As you can see from the Trustees' projections, the amount being collected by the taxation of benefits is expected to more than double, on an annual basis, over the next decade. But this tax leaves a sour taste in the mouths of most Social Security recipients for two reasons.

First of all, a tax on benefits is viewed by many as a form of double taxation. The thesis here is that earned income is subject to the payroll tax, so an additional tax on paid benefits is a form of double taxation.

While I can certainly empathize with this gripe, it's not entirely accurate. For starters, not all Social Security income comes from taxation. As noted, $83.1 billion was collected last year from interest earned on the program's asset reserves.

Furthermore, the tax dollars you pay into the system aren't the benefit dollars you'll be receiving at a later date. Social Security is predominantly a social investment in our nation's retired workforce and not an investment such as a retirement account. That means what you put into the system could be more or less than what you'll receive in lifetime benefits.

However, if you also wind up living in one of the 13 states that taxes Social Security benefits to some varied degree, and you're hit with a state-level tax on your benefits, then that would be a true form of double taxation on your payout.

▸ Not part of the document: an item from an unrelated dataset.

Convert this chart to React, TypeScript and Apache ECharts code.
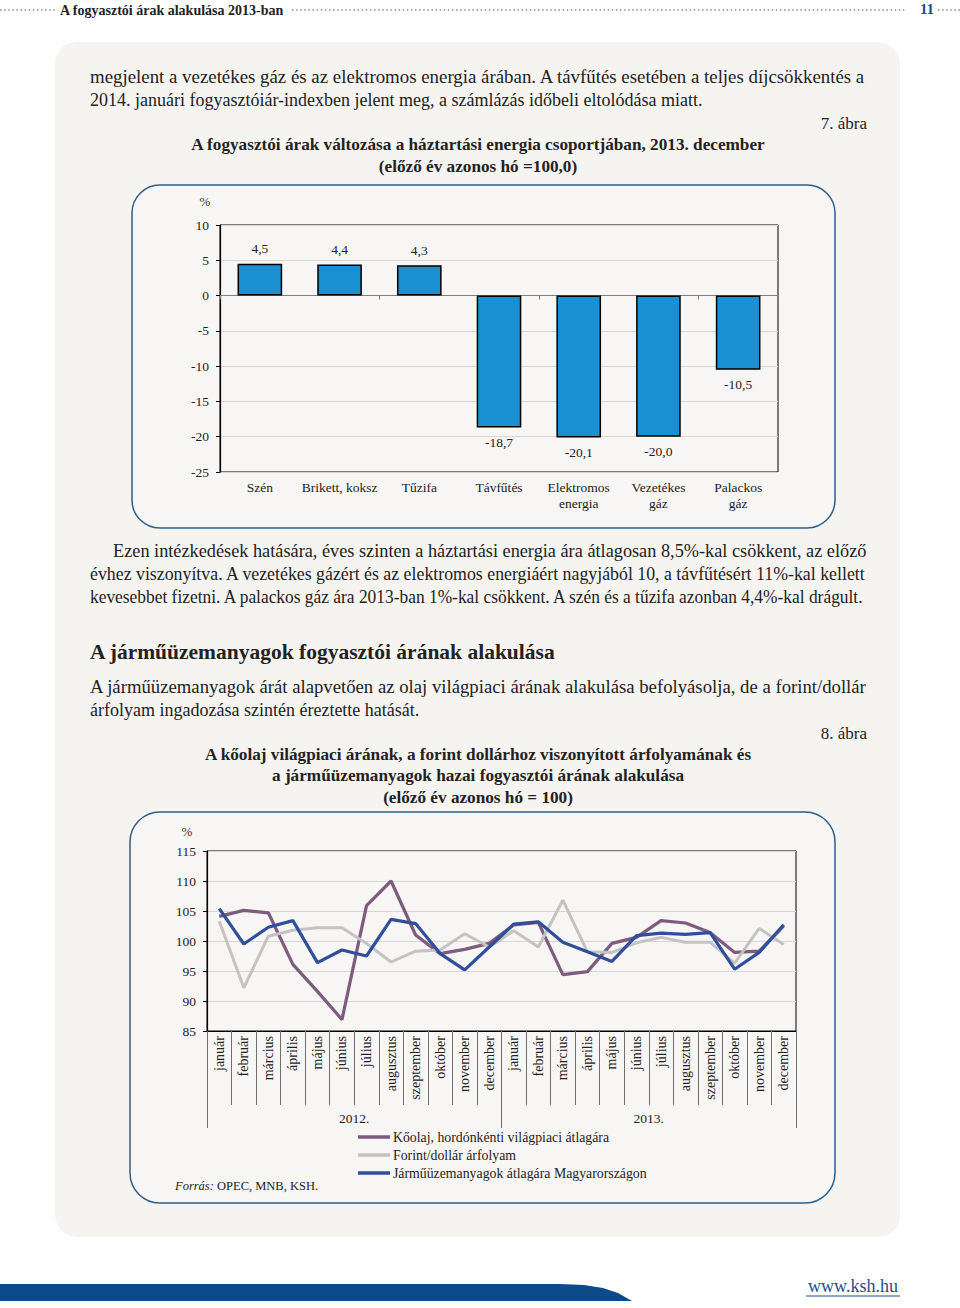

The second gripe is that the aforementioned income thresholds (MAGI plus one-half of benefits) at the 50% and 85% tax tiers have never been adjusted for inflation. Thus, while only expected to impact around 10% of senior households in 1983, the taxation of benefits affects half of all senior households today. Since this tax is becoming an increasingly important source of revenue for Social Security, it's unlikely that lawmakers will update these thresholds for inflation. Or, to put this into context, more and more seniors are going to be exposed to the taxation of Social Security benefits with each passing year.